Il paradosso ci ricorda che la filosofia politica non può permettersi di ignorare nessuna voce – né il realismo di Machiavelli né l’idealismo di Kant, né il pessimismo di Hobbes né l’ottimismo di Habermas. È proprio in questa tensione irrisolta che risiede la sua utilità: non nel fornire risposte definitive, ma nel costringerci a continuare a fare le domande giuste. In fondo è da Socrate che la filosofia fa questo mestiere: porsi le domande giuste.
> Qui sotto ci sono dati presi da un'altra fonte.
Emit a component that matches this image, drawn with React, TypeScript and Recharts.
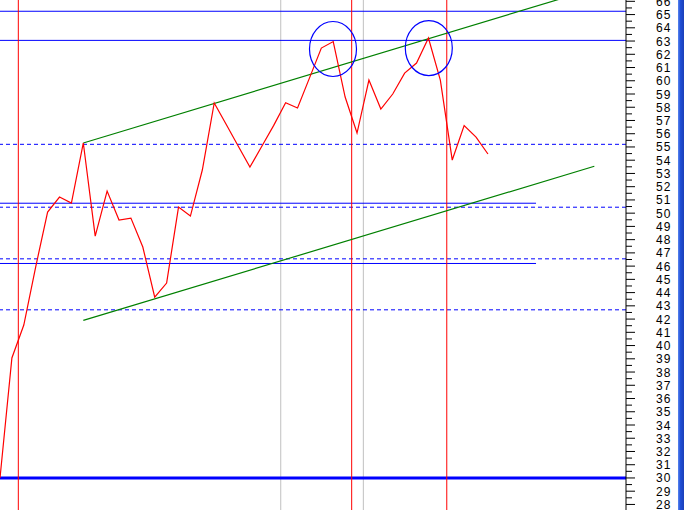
import React from 'react';
import { ComposedChart, Line, XAxis, YAxis, ReferenceLine, ReferenceDot } from 'recharts';

// closing prices, one per bar
const prices = [
  30.0, 39.06, 41.55, 45.95, 50.08, 51.22, 50.76, 55.3, 48.27, 51.67,
  49.48, 49.63, 47.44, 43.66, 44.72, 50.46, 49.78, 53.26, 58.32, 56.71,
  55.09, 53.48, 55.05, 56.63, 58.34, 57.94, 60.2, 62.47, 62.96, 58.77,
  56.05, 60.05, 57.86, 59.0, 60.58, 61.34, 63.23, 60.05, 54.01, 56.62,
  55.75, 54.47,
];

// price scale labels
const priceLabels = [
  28, 29, 30, 31, 32, 33, 34, 35, 36, 37, 38, 39, 40, 41, 42, 43, 44, 45, 46, 47,
  48, 49, 50, 51, 52, 53, 54, 55, 56, 57, 58, 59, 60, 61, 62, 63, 64, 65, 66,
];

// horizontal levels
const solidLevels = [65.25, 63.05];
const shortLevels = [50.75, 46.2];
const shortLevelEnd = 45.04;
const dashedLevels = [55.2, 50.45, 46.55, 42.7];
const baseLevel = 30;

// vertical markers (bar index)
const redMarkers = [1.54, 29.55, 37.54];
const grayMarkers = [23.59, 30.53];

// trend channel: [startIndex, startValue, endIndex, endValue]
const upperTrend = [7, 55.3, 47, 66.16];
const lowerTrend = [7, 41.9, 49.94, 53.54];

// highlighted tops: [index, value]
const tops = [
  [27.98, 62.4],
  [36.03, 62.47],
];

const xMax = 52.6;
const yDomain = [27.58, 66.1];

const data = prices.map((v, i) => ({ i, v }));
const ticks = priceLabels.flatMap((n) => [n, n + 0.5]).filter((t) => t <= 66);

const AxisTick = (props: any) => {
  const { x, y, payload } = props;
  const major = Number.isInteger(payload.value);
  return (
    <g>
      <line x1={x} y1={y} x2={x + (major ? 9 : 6)} y2={y} stroke="#000" />
      {major && (
        <text
          x={x + 30}
          y={y}
          dy={4.5}
          textAnchor="start"
          fontSize={12}
          letterSpacing={1}
          fontFamily="Liberation Sans, Arial, sans-serif"
          fill="#000"
        >
          {payload.value}
        </text>
      )}
    </g>
  );
};

const Ellipse = (p: any) => (
  <ellipse cx={p.cx} cy={p.cy} rx={23.5} ry={27.5} fill="none" stroke="#0000ff" strokeWidth={1.2} />
);

export default function App() {
  return (
    <div style={{ position: 'absolute', left: 0, top: 0, width: 684, height: 510, background: '#fff' }}>
      <ComposedChart width={684} height={510} data={data} margin={{ top: 0, right: 0, bottom: 0, left: 0 }}>
        <XAxis dataKey="i" type="number" domain={[0, xMax]} allowDataOverflow hide />
        <YAxis
          orientation="right"
          width={58}
          domain={yDomain}
          allowDataOverflow
          ticks={ticks}
          interval={0}
          tickSize={0}
          tickMargin={0}
          tickLine={false}
          axisLine={{ stroke: '#000' }}
          tick={<AxisTick />}
        />

        {grayMarkers.map((x) => (
          <ReferenceLine key={`g${x}`} x={x} stroke="#c0c0c0" />
        ))}
        {dashedLevels.map((y) => (
          <ReferenceLine key={`d${y}`} y={y} stroke="#0000ff" strokeDasharray="4 3" />
        ))}
        {solidLevels.map((y) => (
          <ReferenceLine key={`s${y}`} y={y} stroke="#0000ff" />
        ))}
        {shortLevels.map((y) => (
          <ReferenceLine
            key={`p${y}`}
            segment={[
              { x: 0, y },
              { x: shortLevelEnd, y },
            ]}
            stroke="#0000ff"
          />
        ))}
        <ReferenceLine y={baseLevel} stroke="#0000ff" strokeWidth={3} />
        {redMarkers.map((x) => (
          <ReferenceLine key={`r${x}`} x={x} stroke="#ff0000" />
        ))}

        {[upperTrend, lowerTrend].map((t, k) => (
          <ReferenceLine
            key={`t${k}`}
            segment={[
              { x: t[0], y: t[1] },
              { x: t[2], y: t[3] },
            ]}
            stroke="#008000"
            strokeWidth={1.2}
            ifOverflow="hidden"
          />
        ))}

        {tops.map((t, k) => (
          <ReferenceDot key={`c${k}`} x={t[0]} y={t[1]} r={24} shape={<Ellipse />} />
        ))}

        <Line
          type="linear"
          dataKey="v"
          stroke="#ff0000"
          strokeWidth={1.2}
          dot={false}
          activeDot={false}
          isAnimationActive={false}
        />
      </ComposedChart>
      <div
        style={{
          position: 'absolute',
          left: 678,
          top: 0,
          width: 6,
          height: 510,
          background: 'linear-gradient(to right, #5a86f0, #1f4fd6 40%, #1a3fb8)',
        }}
      />
    </div>
  );
}
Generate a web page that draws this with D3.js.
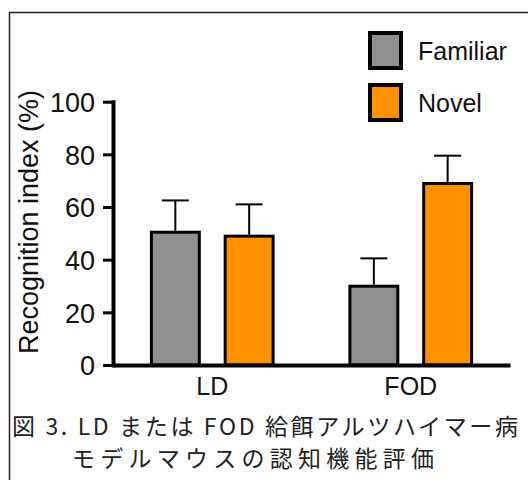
<!DOCTYPE html>
<html>
<head>
<meta charset="utf-8">
<script src="https://cdn.jsdelivr.net/npm/d3@7"></script>
<style>
  body { margin: 0; background: #fff; }
  svg { display: block; }
  .tick text, .lbl { font-family: "Liberation Sans", Arial, sans-serif; fill: #111; }
  .cap { font-family: "Noto Sans CJK JP", sans-serif; fill: #222; }
</style>
</head>
<body>
<div id="chart"></div>
<script>
// data
var groups = ["LD", "FOD"];
var series = ["Familiar", "Novel"];
var familiarVals = [51, 30.5];
var novelVals = [49.5, 69.5];
var familiarErr = [11.5, 10];
var novelErr = [11.5, 10];
var yTicks = [0, 20, 40, 60, 80, 100];
var colors = ["#8f8f8f", "#ff9100"];

var svgWidth = 528;
var svgHeight = 480;

var svg = d3.select("#chart")
  .append("svg")
  .attr("width", svgWidth)
  .attr("height", svgHeight);

// frame around figure
svg.append("path")
  .attr("d", "M9.5,480V12.5H528")
  .attr("fill", "none")
  .attr("stroke", "#222")
  .attr("stroke-width", 1.5);

var x0 = d3.scaleBand()
  .domain(groups)
  .range([113, 510])
  .padding(0);

var x1 = d3.scaleBand()
  .domain(series)
  .range([0, x0.bandwidth()])
  .paddingInner(0.31)
  .paddingOuter(0.5);

var y = d3.scaleLinear()
  .domain([0, 100])
  .range([365, 101.7]);

var rows = [];
groups.forEach(function(g, i) {
  rows.push({ group: g, key: "Familiar", value: familiarVals[i], err: familiarErr[i], color: colors[0] });
  rows.push({ group: g, key: "Novel", value: novelVals[i], err: novelErr[i], color: colors[1] });
});

// error bars first (stem hidden behind bar)
var eb = svg.append("g").selectAll("g").data(rows).enter().append("g");
eb.append("line")
  .attr("x1", d => x0(d.group) + x1(d.key) + x1.bandwidth() / 2)
  .attr("x2", d => x0(d.group) + x1(d.key) + x1.bandwidth() / 2)
  .attr("y1", d => y(d.value))
  .attr("y2", d => y(d.value + d.err))
  .attr("stroke", "#000")
  .attr("stroke-width", 2);
eb.append("line")
  .attr("x1", d => x0(d.group) + x1(d.key) + x1.bandwidth() / 2 - 13.5)
  .attr("x2", d => x0(d.group) + x1(d.key) + x1.bandwidth() / 2 + 13.5)
  .attr("y1", d => y(d.value + d.err))
  .attr("y2", d => y(d.value + d.err))
  .attr("stroke", "#000")
  .attr("stroke-width", 2);

// bars
svg.append("g").selectAll("rect").data(rows).enter().append("rect")
  .attr("x", d => x0(d.group) + x1(d.key) + 1.5)
  .attr("width", x1.bandwidth() - 3)
  .attr("y", d => y(d.value) + 1.5)
  .attr("height", d => y(0) - y(d.value) - 1.5)
  .attr("fill", d => d.color)
  .attr("stroke", "#000")
  .attr("stroke-width", 3);

// y axis
var leftAxis = d3.axisLeft(y)
  .tickValues(yTicks)
  .tickSize(10)
  .tickSizeOuter(0)
  .tickPadding(8);

var ya = svg.append("g")
  .attr("transform", "translate(113,0)")
  .call(leftAxis);
ya.select(".domain").attr("stroke", "#000").attr("stroke-width", 4).attr("stroke-linecap", "square");
ya.selectAll(".tick line").attr("stroke", "#000").attr("stroke-width", 3);
ya.selectAll(".tick text").attr("font-size", 27).attr("dy", "0.36em");

// x axis
var bottomAxis = d3.axisBottom(x0)
  .tickSize(0)
  .tickSizeOuter(0)
  .tickPadding(12);

var xa = svg.append("g")
  .attr("transform", "translate(0,365)")
  .call(bottomAxis);
xa.select(".domain").attr("stroke", "#000").attr("stroke-width", 4);
xa.selectAll(".tick text").attr("font-size", 25);

// y axis title
svg.append("text")
  .attr("class", "lbl")
  .attr("transform", "translate(38,222) rotate(-90)")
  .attr("text-anchor", "middle")
  .attr("font-size", 27)
  .text("Recognition index (%)");

// legend
var legend = svg.append("g").selectAll("g").data(series).enter().append("g")
  .attr("transform", (d, i) => `translate(368,${31 + i * 52})`);
legend.append("rect")
  .attr("x", 2)
  .attr("y", 2)
  .attr("width", 31)
  .attr("height", 35)
  .attr("fill", (d, i) => colors[i])
  .attr("stroke", "#000")
  .attr("stroke-width", 4);
legend.append("text")
  .attr("class", "lbl")
  .attr("x", 50)
  .attr("y", 20)
  .attr("dy", "0.36em")
  .attr("font-size", 25)
  .text(d => d);

// caption
svg.append("text")
  .attr("class", "cap")
  .attr("x", 12)
  .attr("y", 435)
  .attr("font-size", 23)
  .attr("textLength", 506)
  .attr("lengthAdjust", "spacing")
  .text("図 3. LD または FOD 給餌アルツハイマー病");
svg.append("text")
  .attr("class", "cap")
  .attr("x", 72)
  .attr("y", 467)
  .attr("font-size", 23)
  .attr("textLength", 362)
  .attr("lengthAdjust", "spacing")
  .text("モデルマウスの認知機能評価");
</script>
</body>
</html>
E forse è meglio così. Un paradosso risolto cessa di essere un paradosso per diventare un teorema e i teoremi portano ad una conseguenza nefasta:
omologazione vs errore.
Ma la politica non è matematica: è l’arte difficile di vivere insieme pur rimanendo diversi, di cooperare pur restando in competizione, di cercare la pace pur sapendo che la guerra rimane sempre possibile. e forse di cercare la pace perché altrimenti la guerra è possibile.
In fondo, è questo che ci insegna l’antica saggezza romana: che la pace è troppo importante per lasciarla alle anime belle, così come la guerra è troppo tragica per lasciarla ai generali.
Entrambe, guerra e pace, richiedono quella virtù che i latini chiamavano prudentia e che noi potremmo tradurre come l’arte di pensare le conseguenze prima di agire – e di agire nonostante l’incertezza delle conseguenze.
Farsi domande e agire con prudenza, sembrano proprio queste le virtù filosofiche che la nostra epoca sembra aver dimenticato, al tempo stesso sono lo spazio che la pratica filosofica, anche in politica, dovrebbe occupare.